While the plaintiff pointed to several alleged examples of this, the most significant, and certainly the one that resonated most with the court, was a press release written personally by Alexander and released by MSU, which contained statements regarding an NCAA review of the Athletics Department.
“On November 19, 2004, the Paducah Sun published an article based on this press release,” wrote the court. “Plaintiff claims that the press release contained false and defamatory statements made by Alexander, specifically (1) the NCAA was concerned that there was an overabundance of arrests and other problems that demanded serious and immediate attention; and (2) that NCAA officials said that MSU’s athletic program would likely end up in significant trouble with the NCAA in a couple of years if changes were not made.”
“Plaintiff claims that the NCAA officials never made statements that they were concerned that there was an overabundance of arrests and other problems demanding serious and immediate attention. The NCAA officials who visited MSU testified that they never made this statement. Ron Stratten recalls telling Alexander that there were serious problems but does not recall telling him that they needed immediate attention. Rosie Stallmen indicates that she found that there needed to be better communication between athletics and the administrative side of MSU but that she never stated that MSU’s arrest record was extremely high.” Stallman also denied making other comments that were attributed to her.
“Alexander has failed to demonstrate the veracity of the statements at issue. Drawing all reasonable inferences against Alexander, Plaintiff has demonstrated that Alexander acted with malice as he knew or should have known that these statements which he attributed to the NCAA representatives were false.

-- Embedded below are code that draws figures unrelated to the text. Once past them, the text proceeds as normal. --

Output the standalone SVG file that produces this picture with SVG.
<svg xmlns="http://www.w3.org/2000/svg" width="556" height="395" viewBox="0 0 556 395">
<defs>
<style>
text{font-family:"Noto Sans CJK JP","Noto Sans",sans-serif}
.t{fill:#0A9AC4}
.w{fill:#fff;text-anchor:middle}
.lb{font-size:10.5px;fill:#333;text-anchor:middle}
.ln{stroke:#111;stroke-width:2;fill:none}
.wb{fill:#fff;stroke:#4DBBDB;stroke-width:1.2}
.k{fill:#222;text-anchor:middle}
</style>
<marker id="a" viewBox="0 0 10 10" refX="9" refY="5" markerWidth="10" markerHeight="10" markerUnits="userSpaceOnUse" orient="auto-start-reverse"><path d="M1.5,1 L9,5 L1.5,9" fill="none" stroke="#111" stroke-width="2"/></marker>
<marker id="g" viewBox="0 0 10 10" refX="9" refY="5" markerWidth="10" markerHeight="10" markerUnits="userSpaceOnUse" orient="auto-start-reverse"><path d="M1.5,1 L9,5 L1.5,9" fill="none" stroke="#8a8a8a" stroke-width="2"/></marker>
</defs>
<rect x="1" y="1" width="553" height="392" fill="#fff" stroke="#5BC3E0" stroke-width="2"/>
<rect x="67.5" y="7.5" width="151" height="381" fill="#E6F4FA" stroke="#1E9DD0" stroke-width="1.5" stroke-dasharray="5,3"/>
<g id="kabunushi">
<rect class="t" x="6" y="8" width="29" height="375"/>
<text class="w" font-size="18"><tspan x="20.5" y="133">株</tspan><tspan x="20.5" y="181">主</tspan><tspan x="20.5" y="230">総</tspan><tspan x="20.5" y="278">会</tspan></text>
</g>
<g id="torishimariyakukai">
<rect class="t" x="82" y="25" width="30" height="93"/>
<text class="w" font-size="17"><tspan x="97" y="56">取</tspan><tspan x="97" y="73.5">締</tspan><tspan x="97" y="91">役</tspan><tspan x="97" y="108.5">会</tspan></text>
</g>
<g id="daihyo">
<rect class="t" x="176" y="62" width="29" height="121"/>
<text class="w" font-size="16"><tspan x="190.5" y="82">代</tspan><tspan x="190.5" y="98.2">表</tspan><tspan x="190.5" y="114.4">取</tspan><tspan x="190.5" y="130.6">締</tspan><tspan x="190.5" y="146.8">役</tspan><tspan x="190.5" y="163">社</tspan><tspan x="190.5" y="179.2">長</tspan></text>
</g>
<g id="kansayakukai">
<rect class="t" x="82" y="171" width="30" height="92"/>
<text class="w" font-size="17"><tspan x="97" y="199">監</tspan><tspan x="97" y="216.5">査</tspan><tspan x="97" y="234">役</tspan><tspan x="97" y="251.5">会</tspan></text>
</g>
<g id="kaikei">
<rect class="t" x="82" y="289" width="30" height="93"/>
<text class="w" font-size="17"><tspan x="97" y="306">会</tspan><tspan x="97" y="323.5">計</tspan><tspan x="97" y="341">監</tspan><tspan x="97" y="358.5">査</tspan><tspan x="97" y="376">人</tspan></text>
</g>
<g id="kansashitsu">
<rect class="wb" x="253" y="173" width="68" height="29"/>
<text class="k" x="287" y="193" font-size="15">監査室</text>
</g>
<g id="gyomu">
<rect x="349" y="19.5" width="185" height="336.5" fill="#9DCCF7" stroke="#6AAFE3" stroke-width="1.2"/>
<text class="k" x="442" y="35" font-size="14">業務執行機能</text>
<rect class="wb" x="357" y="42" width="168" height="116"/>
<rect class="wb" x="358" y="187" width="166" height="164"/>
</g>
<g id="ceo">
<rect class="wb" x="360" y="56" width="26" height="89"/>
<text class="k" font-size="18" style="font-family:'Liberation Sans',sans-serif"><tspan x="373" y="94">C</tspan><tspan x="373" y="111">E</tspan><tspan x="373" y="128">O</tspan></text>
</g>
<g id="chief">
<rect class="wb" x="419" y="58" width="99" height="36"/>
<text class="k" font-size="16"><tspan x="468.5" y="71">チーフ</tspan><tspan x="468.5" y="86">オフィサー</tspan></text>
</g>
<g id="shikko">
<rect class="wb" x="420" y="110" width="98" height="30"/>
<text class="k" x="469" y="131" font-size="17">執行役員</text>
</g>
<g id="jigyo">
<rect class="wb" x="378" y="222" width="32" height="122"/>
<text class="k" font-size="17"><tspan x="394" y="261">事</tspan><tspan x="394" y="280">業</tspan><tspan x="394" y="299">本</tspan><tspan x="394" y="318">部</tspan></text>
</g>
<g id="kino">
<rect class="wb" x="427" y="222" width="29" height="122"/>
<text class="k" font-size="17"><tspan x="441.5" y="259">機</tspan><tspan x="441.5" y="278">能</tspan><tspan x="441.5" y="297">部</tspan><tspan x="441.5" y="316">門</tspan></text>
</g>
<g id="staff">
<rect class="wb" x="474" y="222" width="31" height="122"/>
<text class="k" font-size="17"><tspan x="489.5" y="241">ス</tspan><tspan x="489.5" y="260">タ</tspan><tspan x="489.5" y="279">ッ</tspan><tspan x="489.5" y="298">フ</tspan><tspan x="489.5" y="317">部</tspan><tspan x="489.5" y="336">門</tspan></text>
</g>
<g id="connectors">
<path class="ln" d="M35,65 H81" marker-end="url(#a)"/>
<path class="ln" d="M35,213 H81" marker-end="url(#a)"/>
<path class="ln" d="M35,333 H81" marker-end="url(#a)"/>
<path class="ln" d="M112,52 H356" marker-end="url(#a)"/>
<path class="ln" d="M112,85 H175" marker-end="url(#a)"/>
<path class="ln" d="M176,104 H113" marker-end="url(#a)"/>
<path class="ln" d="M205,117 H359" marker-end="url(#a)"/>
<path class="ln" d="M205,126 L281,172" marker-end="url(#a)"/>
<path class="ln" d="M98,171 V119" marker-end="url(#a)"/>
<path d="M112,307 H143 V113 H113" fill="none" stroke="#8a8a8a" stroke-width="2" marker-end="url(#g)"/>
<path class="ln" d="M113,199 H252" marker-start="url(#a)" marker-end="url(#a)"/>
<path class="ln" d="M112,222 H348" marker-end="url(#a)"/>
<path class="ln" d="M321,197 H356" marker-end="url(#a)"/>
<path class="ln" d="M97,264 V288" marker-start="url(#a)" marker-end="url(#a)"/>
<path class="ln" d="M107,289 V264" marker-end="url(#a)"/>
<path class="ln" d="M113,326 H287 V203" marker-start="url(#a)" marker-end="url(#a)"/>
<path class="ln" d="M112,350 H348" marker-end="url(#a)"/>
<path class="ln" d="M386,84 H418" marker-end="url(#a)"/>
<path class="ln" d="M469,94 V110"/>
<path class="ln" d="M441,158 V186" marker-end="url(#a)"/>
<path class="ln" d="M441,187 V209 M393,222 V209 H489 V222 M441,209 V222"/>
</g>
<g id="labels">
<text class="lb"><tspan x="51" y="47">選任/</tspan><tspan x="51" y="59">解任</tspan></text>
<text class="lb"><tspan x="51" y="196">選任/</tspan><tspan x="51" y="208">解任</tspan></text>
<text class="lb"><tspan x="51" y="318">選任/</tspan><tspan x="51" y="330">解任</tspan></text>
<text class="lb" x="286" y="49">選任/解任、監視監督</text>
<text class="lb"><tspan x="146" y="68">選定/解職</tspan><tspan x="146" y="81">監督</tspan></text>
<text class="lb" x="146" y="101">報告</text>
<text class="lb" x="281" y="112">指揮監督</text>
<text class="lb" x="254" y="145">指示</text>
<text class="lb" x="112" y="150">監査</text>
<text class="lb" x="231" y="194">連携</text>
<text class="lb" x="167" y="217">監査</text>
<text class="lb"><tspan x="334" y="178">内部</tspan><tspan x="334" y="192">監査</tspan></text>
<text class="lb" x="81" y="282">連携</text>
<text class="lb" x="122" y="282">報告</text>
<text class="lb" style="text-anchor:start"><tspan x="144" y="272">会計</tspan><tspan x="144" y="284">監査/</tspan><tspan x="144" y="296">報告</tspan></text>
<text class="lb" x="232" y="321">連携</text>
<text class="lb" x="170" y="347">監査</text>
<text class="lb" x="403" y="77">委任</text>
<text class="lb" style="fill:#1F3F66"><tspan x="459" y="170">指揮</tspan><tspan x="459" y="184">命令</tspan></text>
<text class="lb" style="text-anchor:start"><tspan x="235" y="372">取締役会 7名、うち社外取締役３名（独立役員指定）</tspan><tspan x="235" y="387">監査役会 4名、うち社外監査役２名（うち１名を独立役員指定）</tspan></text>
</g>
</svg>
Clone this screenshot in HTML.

The statement is also defamatory as it refers to problems with the department which Plaintiff administered and might tend to injure Plaintiff in his business or occupation. See McCall, 623 S.W.2d at 884.
“This Court finds that there is an issue of material fact as to whether Alexander published the statements leading to the November 18, 2004, press release with malice, and therefore this claim is properly resolved by the jury.”
Turning to the claim that the defendant interfered with the plaintiff’s prospective contractual relations, the court found that Alexander was within his rights to have a frank discussion with his fellow president at Eastern Kentucky about Dennison’s qualifications.
Finally, turning to the plaintiff’s claim of intentional infliction of emotional distress, the court found that “any remarks made by the Defendants concerning the Plaintiff were not so outrageous as to offend generally accepted standards of decency and morality.”
E.W. Dennison v. Murray State University, et al.; W.D. Ky.; CASE NO. 5:05CV-182-R, 2006 U.S. Dist. LEXIS 80800; 11/3/06
Attorneys of Record: (for plaintiff) Gary R. Haverstock, Haverstock, Bell & Pitman, Murray, KY.; Harold T. Hurt, Hurt & Jones, Murray, KY.; Squire N. Williams, III, Robert C. Moore, Hazelrigg & Cox, LLP, Frankfort, KY. (for defendants) Serieta G. Jaggers, Jaggers Law Office, Princeton, KY, US.; William E. Johnson, Johnson, True & Guarnieri, LLP, Frankfort, KY.